**AIM OF THE EXERCISE:**
Skip the pictures and repeat each line of the data exactly.

# Start of DATASET SECTION

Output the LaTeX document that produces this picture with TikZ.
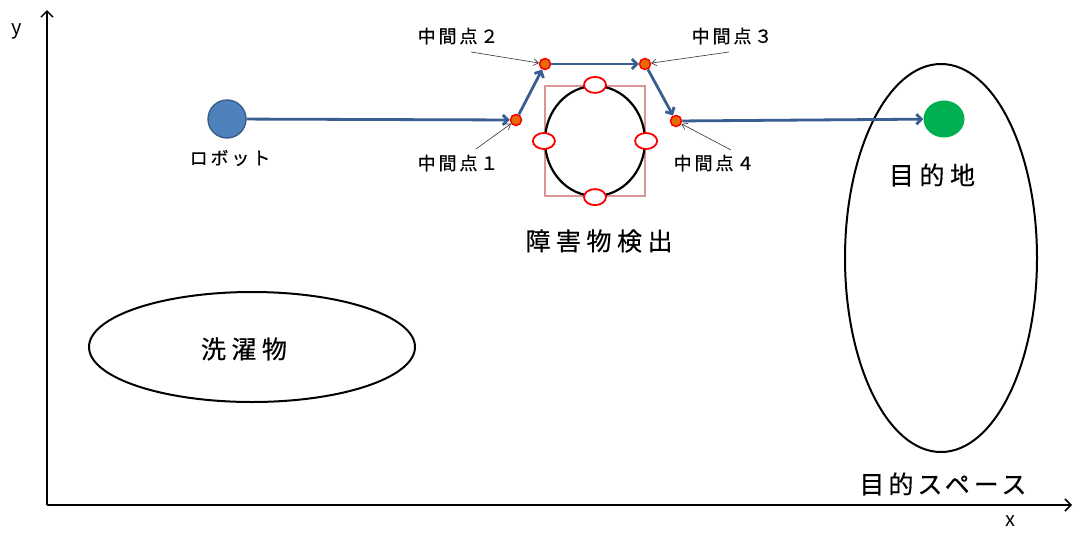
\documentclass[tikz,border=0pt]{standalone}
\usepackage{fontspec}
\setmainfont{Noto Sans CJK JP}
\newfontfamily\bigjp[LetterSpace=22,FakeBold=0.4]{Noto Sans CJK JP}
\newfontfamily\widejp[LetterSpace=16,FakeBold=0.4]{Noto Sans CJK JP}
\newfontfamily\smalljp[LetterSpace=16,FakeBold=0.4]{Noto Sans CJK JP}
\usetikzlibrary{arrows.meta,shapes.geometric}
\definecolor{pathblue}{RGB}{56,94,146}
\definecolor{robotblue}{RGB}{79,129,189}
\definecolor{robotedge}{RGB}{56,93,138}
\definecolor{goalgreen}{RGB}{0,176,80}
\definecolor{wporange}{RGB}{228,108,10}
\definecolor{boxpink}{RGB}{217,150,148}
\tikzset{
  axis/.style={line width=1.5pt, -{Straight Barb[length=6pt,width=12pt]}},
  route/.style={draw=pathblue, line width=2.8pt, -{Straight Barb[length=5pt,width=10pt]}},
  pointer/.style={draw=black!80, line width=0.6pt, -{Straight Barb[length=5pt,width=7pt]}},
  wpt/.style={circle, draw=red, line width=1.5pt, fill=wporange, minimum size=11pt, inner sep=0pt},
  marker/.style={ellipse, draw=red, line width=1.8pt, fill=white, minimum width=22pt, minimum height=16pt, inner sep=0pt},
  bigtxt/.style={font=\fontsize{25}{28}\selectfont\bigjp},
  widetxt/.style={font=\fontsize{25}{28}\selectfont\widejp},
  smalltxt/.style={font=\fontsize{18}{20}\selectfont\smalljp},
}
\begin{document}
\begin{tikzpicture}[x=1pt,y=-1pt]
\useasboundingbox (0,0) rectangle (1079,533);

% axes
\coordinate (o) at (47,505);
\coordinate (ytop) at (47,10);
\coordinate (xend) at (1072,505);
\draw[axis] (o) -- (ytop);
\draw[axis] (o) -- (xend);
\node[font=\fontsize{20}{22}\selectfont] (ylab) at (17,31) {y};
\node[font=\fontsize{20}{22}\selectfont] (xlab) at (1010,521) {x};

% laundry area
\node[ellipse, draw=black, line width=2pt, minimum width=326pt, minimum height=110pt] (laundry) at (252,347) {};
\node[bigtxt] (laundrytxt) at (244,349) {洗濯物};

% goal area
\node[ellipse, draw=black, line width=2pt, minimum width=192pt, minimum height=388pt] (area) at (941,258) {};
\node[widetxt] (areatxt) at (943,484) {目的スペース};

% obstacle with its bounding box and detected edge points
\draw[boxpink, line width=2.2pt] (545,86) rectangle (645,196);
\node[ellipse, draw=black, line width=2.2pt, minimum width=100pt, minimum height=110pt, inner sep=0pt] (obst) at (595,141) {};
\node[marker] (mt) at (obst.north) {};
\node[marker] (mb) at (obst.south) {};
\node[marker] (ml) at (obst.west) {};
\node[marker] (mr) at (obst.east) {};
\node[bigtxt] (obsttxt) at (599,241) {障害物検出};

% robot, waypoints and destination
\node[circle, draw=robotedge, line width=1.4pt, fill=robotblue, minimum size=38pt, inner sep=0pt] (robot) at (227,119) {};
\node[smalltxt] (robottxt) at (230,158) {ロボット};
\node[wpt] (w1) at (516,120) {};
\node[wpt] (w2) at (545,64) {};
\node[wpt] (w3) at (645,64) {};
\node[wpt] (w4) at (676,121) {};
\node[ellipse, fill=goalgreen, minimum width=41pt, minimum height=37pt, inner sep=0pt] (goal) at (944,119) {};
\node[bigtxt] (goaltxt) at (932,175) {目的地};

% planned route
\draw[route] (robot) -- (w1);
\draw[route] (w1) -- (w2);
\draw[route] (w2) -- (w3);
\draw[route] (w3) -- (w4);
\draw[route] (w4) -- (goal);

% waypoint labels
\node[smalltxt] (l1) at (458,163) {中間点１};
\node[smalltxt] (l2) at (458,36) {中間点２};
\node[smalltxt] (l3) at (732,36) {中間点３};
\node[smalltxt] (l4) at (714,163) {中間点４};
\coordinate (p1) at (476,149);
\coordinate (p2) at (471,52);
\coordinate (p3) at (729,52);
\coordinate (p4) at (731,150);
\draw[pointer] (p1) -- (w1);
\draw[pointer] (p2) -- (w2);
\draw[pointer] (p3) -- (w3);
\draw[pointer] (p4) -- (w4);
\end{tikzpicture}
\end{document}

# End of DATASET SECTION

**WRITTEN ANSWER:**
Output the LaTeX document that produces this picture with TikZ.
\documentclass[tikz,border=0pt]{standalone}
\usepackage{fontspec}
\setmainfont{Noto Sans CJK JP}
\newfontfamily\bigjp[LetterSpace=22,FakeBold=0.4]{Noto Sans CJK JP}
\newfontfamily\widejp[LetterSpace=16,FakeBold=0.4]{Noto Sans CJK JP}
\newfontfamily\smalljp[LetterSpace=16,FakeBold=0.4]{Noto Sans CJK JP}
\usetikzlibrary{arrows.meta,shapes.geometric}
\definecolor{pathblue}{RGB}{56,94,146}
\definecolor{robotblue}{RGB}{79,129,189}
\definecolor{robotedge}{RGB}{56,93,138}
\definecolor{goalgreen}{RGB}{0,176,80}
\definecolor{wporange}{RGB}{228,108,10}
\definecolor{boxpink}{RGB}{217,150,148}
\tikzset{
  axis/.style={line width=1.5pt, -{Straight Barb[length=6pt,width=12pt]}},
  route/.style={draw=pathblue, line width=2.8pt, -{Straight Barb[length=5pt,width=10pt]}},
  pointer/.style={draw=black!80, line width=0.6pt, -{Straight Barb[length=5pt,width=7pt]}},
  wpt/.style={circle, draw=red, line width=1.5pt, fill=wporange, minimum size=11pt, inner sep=0pt},
  marker/.style={ellipse, draw=red, line width=1.8pt, fill=white, minimum width=22pt, minimum height=16pt, inner sep=0pt},
  bigtxt/.style={font=\fontsize{25}{28}\selectfont\bigjp},
  widetxt/.style={font=\fontsize{25}{28}\selectfont\widejp},
  smalltxt/.style={font=\fontsize{18}{20}\selectfont\smalljp},
}
\begin{document}
\begin{tikzpicture}[x=1pt,y=-1pt]
\useasboundingbox (0,0) rectangle (1079,533);

% axes
\coordinate (o) at (47,505);
\coordinate (ytop) at (47,10);
\coordinate (xend) at (1072,505);
\draw[axis] (o) -- (ytop);
\draw[axis] (o) -- (xend);
\node[font=\fontsize{20}{22}\selectfont] (ylab) at (17,31) {y};
\node[font=\fontsize{20}{22}\selectfont] (xlab) at (1010,521) {x};

% laundry area
\node[ellipse, draw=black, line width=2pt, minimum width=326pt, minimum height=110pt] (laundry) at (252,347) {};
\node[bigtxt] (laundrytxt) at (244,349) {洗濯物};

% goal area
\node[ellipse, draw=black, line width=2pt, minimum width=192pt, minimum height=388pt] (area) at (941,258) {};
\node[widetxt] (areatxt) at (943,484) {目的スペース};

% obstacle with its bounding box and detected edge points
\draw[boxpink, line width=2.2pt] (545,86) rectangle (645,196);
\node[ellipse, draw=black, line width=2.2pt, minimum width=100pt, minimum height=110pt, inner sep=0pt] (obst) at (595,141) {};
\node[marker] (mt) at (obst.north) {};
\node[marker] (mb) at (obst.south) {};
\node[marker] (ml) at (obst.west) {};
\node[marker] (mr) at (obst.east) {};
\node[bigtxt] (obsttxt) at (599,241) {障害物検出};

% robot, waypoints and destination
\node[circle, draw=robotedge, line width=1.4pt, fill=robotblue, minimum size=38pt, inner sep=0pt] (robot) at (227,119) {};
\node[smalltxt] (robottxt) at (230,158) {ロボット};
\node[wpt] (w1) at (516,120) {};
\node[wpt] (w2) at (545,64) {};
\node[wpt] (w3) at (645,64) {};
\node[wpt] (w4) at (676,121) {};
\node[ellipse, fill=goalgreen, minimum width=41pt, minimum height=37pt, inner sep=0pt] (goal) at (944,119) {};
\node[bigtxt] (goaltxt) at (932,175) {目的地};

% planned route
\draw[route] (robot) -- (w1);
\draw[route] (w1) -- (w2);
\draw[route] (w2) -- (w3);
\draw[route] (w3) -- (w4);
\draw[route] (w4) -- (goal);

% waypoint labels
\node[smalltxt] (l1) at (458,163) {中間点１};
\node[smalltxt] (l2) at (458,36) {中間点２};
\node[smalltxt] (l3) at (732,36) {中間点３};
\node[smalltxt] (l4) at (714,163) {中間点４};
\coordinate (p1) at (476,149);
\coordinate (p2) at (471,52);
\coordinate (p3) at (729,52);
\coordinate (p4) at (731,150);
\draw[pointer] (p1) -- (w1);
\draw[pointer] (p2) -- (w2);
\draw[pointer] (p3) -- (w3);
\draw[pointer] (p4) -- (w4);
\end{tikzpicture}
\end{document}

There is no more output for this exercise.